» **Work required**
Drop every picture. Then return, exactly, the lines from the beginning of the listing below through the one containing "const grid_color = '#8c8c8c'".

» **Data extract**
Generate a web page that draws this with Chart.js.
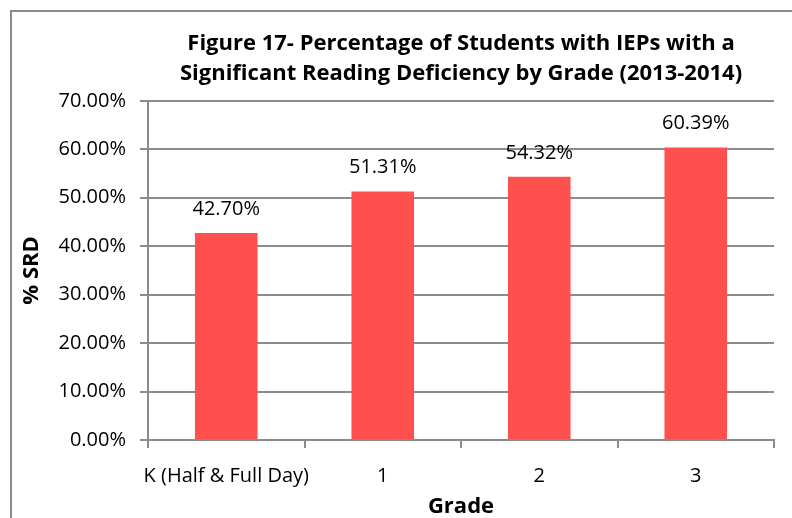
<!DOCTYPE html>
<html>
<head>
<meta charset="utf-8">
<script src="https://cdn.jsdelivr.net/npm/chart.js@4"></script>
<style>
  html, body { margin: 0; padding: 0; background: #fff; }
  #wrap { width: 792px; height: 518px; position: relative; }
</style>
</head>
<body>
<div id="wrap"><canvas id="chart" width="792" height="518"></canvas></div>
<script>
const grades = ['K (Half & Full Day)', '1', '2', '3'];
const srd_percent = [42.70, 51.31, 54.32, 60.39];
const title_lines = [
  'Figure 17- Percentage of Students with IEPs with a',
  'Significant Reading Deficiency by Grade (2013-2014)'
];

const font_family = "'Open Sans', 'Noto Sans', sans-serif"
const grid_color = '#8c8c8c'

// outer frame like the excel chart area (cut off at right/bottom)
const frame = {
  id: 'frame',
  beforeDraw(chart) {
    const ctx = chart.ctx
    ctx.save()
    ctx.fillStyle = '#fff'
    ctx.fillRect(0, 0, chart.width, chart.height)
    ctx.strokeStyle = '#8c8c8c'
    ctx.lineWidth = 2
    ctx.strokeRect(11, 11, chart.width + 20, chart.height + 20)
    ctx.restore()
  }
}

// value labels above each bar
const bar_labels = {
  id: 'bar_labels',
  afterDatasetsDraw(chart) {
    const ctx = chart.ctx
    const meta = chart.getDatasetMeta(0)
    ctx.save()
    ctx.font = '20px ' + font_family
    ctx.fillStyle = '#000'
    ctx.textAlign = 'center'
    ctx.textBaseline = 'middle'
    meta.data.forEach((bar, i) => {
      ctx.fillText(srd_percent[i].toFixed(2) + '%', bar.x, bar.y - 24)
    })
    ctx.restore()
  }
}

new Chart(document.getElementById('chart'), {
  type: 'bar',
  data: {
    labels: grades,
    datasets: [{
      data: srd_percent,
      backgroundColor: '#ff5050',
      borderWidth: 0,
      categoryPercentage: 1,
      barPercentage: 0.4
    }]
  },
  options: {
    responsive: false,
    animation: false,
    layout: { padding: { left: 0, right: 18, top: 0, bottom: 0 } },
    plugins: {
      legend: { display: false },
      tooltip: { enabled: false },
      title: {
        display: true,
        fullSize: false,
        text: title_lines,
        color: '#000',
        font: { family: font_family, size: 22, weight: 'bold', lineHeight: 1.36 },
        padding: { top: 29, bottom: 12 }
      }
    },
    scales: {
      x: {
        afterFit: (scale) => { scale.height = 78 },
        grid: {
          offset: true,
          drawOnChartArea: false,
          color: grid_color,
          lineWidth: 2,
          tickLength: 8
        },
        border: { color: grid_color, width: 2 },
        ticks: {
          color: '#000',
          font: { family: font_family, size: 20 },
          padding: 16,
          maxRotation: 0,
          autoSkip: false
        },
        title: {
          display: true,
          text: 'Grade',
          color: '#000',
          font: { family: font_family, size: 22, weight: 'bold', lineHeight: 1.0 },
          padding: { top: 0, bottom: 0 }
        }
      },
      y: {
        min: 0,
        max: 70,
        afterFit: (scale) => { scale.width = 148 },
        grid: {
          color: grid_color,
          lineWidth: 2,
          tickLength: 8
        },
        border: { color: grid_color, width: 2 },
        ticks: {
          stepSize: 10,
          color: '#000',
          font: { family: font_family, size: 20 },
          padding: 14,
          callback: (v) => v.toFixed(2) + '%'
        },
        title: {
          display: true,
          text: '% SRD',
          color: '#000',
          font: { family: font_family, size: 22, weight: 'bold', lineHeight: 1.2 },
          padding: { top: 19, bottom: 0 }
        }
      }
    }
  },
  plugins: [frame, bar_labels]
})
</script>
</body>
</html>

» **Answer**
Generate a web page that draws this with Chart.js.
<!DOCTYPE html>
<html>
<head>
<meta charset="utf-8">
<script src="https://cdn.jsdelivr.net/npm/chart.js@4"></script>
<style>
  html, body { margin: 0; padding: 0; background: #fff; }
  #wrap { width: 792px; height: 518px; position: relative; }
</style>
</head>
<body>
<div id="wrap"><canvas id="chart" width="792" height="518"></canvas></div>
<script>
const grades = ['K (Half & Full Day)', '1', '2', '3'];
const srd_percent = [42.70, 51.31, 54.32, 60.39];
const title_lines = [
  'Figure 17- Percentage of Students with IEPs with a',
  'Significant Reading Deficiency by Grade (2013-2014)'
];

const font_family = "'Open Sans', 'Noto Sans', sans-serif"
const grid_color = '#8c8c8c'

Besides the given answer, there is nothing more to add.